━━━━━ RECORDS FOR THE EXERCISE
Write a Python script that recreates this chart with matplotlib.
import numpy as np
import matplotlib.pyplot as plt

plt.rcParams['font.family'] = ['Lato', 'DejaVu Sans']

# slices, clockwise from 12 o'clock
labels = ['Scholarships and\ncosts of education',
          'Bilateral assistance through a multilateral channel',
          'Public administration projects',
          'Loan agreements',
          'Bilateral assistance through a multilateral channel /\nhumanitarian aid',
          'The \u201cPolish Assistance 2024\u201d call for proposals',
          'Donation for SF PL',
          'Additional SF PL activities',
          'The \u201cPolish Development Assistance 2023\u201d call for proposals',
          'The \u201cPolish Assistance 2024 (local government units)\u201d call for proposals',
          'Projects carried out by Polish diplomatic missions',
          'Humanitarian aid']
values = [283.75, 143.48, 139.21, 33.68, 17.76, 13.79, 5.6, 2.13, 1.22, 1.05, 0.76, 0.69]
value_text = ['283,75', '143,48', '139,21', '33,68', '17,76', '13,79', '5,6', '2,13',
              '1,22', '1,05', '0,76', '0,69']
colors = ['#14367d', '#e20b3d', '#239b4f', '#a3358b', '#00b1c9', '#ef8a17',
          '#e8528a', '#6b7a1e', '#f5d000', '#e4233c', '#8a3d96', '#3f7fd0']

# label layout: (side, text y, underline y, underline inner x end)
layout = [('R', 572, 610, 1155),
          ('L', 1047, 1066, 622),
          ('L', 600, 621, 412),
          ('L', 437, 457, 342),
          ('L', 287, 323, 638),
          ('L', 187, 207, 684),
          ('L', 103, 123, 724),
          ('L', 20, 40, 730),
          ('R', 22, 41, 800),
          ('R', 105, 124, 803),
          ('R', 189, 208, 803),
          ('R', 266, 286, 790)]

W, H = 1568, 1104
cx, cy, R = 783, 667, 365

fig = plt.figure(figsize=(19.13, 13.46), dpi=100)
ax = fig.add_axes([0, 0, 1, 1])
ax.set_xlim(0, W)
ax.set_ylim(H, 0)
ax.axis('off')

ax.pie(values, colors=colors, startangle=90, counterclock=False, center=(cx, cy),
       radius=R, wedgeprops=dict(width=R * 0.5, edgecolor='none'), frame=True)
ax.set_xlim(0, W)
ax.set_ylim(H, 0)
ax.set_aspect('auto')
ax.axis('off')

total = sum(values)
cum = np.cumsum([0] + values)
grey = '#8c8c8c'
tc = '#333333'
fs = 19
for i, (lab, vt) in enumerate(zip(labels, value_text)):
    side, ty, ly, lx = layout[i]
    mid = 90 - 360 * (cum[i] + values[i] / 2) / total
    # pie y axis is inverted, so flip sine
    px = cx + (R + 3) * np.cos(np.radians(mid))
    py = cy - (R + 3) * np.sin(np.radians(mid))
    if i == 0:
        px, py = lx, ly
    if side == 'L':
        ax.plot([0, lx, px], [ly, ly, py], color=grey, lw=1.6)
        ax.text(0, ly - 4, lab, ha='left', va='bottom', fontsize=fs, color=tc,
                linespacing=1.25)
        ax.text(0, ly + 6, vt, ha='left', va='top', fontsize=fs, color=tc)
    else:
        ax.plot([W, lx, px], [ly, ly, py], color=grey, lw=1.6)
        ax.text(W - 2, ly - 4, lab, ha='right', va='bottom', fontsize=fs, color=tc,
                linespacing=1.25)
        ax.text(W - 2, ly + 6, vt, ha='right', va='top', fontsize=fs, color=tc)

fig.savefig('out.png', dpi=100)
━━━━━━━━━━
━━━━━ RECORDS FOR THE EXERCISE
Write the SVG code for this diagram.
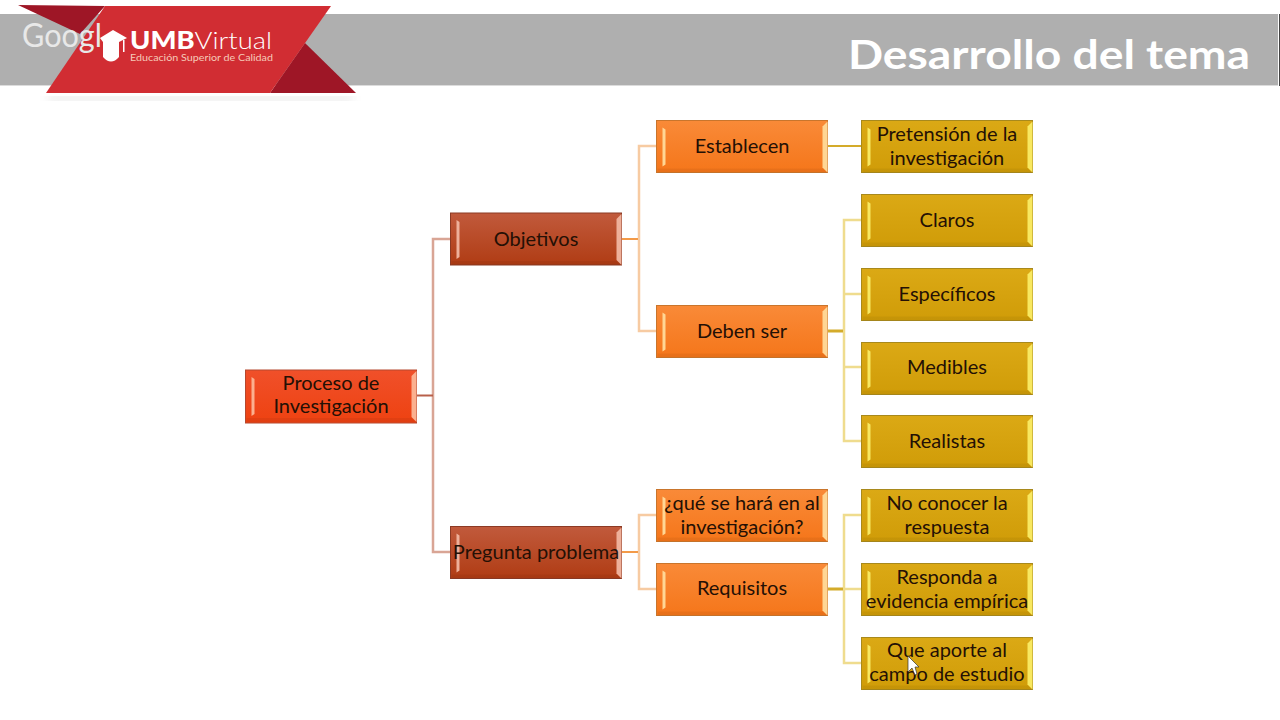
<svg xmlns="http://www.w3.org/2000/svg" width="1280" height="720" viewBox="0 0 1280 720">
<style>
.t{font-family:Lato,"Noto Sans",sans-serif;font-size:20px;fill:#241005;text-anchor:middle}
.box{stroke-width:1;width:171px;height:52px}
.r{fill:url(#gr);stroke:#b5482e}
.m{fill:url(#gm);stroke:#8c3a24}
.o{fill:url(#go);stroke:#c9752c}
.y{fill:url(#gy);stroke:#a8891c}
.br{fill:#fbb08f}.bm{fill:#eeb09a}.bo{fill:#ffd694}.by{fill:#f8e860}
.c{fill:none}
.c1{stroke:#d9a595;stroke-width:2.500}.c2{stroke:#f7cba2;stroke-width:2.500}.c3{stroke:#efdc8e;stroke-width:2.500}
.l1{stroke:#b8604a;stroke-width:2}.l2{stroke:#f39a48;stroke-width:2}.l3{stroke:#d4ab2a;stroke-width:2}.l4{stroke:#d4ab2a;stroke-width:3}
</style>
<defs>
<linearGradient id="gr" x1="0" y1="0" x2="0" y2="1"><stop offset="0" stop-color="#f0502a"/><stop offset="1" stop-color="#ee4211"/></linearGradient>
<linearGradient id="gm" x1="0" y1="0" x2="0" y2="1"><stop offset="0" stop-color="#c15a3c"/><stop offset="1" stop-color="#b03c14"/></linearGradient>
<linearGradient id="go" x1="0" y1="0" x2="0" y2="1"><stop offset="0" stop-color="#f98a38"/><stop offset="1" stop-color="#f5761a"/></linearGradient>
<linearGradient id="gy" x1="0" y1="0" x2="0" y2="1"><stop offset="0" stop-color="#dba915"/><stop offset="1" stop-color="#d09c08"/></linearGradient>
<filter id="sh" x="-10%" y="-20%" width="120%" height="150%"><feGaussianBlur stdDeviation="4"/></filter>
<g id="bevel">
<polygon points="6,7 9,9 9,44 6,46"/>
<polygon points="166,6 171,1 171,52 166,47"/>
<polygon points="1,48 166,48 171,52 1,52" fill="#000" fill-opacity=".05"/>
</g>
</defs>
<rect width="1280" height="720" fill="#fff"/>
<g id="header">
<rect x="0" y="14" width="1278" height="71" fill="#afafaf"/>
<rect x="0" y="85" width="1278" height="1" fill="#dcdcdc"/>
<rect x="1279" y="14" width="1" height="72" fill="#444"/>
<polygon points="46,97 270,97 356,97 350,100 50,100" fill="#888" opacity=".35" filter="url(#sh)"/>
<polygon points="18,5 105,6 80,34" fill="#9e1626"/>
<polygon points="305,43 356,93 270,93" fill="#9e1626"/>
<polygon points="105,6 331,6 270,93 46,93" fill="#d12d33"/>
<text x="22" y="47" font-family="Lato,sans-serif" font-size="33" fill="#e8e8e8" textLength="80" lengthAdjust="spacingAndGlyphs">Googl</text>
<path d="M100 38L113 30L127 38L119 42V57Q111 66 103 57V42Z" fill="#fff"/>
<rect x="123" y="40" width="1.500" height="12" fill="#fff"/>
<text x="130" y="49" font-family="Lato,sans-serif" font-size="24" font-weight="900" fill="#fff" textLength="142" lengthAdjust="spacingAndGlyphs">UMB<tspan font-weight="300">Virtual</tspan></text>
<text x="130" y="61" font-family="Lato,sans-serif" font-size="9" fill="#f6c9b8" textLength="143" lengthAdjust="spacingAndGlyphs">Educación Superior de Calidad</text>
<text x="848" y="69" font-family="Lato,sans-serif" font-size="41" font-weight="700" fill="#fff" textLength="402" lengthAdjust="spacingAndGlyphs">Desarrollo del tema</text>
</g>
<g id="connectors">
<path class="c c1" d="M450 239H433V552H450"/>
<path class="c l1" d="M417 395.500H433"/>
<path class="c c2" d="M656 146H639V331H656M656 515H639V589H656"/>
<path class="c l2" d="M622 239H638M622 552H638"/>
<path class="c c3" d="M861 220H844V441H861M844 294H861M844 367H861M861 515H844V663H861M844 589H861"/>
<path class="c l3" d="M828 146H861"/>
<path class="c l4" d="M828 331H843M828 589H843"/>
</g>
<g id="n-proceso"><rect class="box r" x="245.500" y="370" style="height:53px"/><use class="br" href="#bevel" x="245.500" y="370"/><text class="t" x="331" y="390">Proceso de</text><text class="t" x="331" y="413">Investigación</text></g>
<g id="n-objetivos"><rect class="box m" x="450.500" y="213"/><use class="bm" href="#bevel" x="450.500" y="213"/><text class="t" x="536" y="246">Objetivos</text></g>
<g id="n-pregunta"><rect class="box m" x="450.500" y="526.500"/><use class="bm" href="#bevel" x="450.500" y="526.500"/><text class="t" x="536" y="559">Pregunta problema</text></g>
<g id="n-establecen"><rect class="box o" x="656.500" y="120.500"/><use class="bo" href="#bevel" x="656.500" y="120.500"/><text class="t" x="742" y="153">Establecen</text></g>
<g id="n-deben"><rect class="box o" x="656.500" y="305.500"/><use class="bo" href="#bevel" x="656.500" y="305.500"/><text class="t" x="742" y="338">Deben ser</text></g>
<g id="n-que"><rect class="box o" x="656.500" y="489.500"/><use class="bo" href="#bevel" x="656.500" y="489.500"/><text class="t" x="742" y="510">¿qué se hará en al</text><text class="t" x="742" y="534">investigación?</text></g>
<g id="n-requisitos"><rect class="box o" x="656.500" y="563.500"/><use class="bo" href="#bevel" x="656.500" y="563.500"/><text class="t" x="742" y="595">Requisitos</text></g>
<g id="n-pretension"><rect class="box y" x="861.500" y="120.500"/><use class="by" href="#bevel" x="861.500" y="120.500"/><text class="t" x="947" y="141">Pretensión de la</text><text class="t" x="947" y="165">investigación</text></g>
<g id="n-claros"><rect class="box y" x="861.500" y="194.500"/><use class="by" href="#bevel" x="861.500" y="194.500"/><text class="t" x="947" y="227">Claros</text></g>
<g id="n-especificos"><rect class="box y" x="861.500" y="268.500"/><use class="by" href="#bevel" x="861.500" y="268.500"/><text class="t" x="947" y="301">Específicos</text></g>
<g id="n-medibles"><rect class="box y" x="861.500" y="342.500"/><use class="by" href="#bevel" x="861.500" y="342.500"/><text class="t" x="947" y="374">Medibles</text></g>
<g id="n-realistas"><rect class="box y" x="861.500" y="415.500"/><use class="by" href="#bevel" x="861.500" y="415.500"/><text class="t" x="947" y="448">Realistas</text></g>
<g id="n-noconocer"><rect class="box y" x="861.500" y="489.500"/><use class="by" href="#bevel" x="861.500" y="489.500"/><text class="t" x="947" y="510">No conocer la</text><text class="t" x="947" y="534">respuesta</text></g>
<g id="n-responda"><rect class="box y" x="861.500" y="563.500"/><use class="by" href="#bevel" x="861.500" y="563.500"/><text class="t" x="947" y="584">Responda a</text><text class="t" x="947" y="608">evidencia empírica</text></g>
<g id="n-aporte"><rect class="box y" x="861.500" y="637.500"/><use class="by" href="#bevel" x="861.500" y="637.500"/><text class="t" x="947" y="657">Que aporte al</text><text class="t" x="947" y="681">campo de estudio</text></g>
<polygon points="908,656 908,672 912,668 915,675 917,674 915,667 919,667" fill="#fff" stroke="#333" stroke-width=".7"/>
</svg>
━━━━━━━━━━
## EXERCISE PROMPT
Copy every line of the records above that holds the word "this".

## EXERCISE ANSWER
Write a Python script that recreates this chart with matplotlib.
Write the SVG code for this diagram.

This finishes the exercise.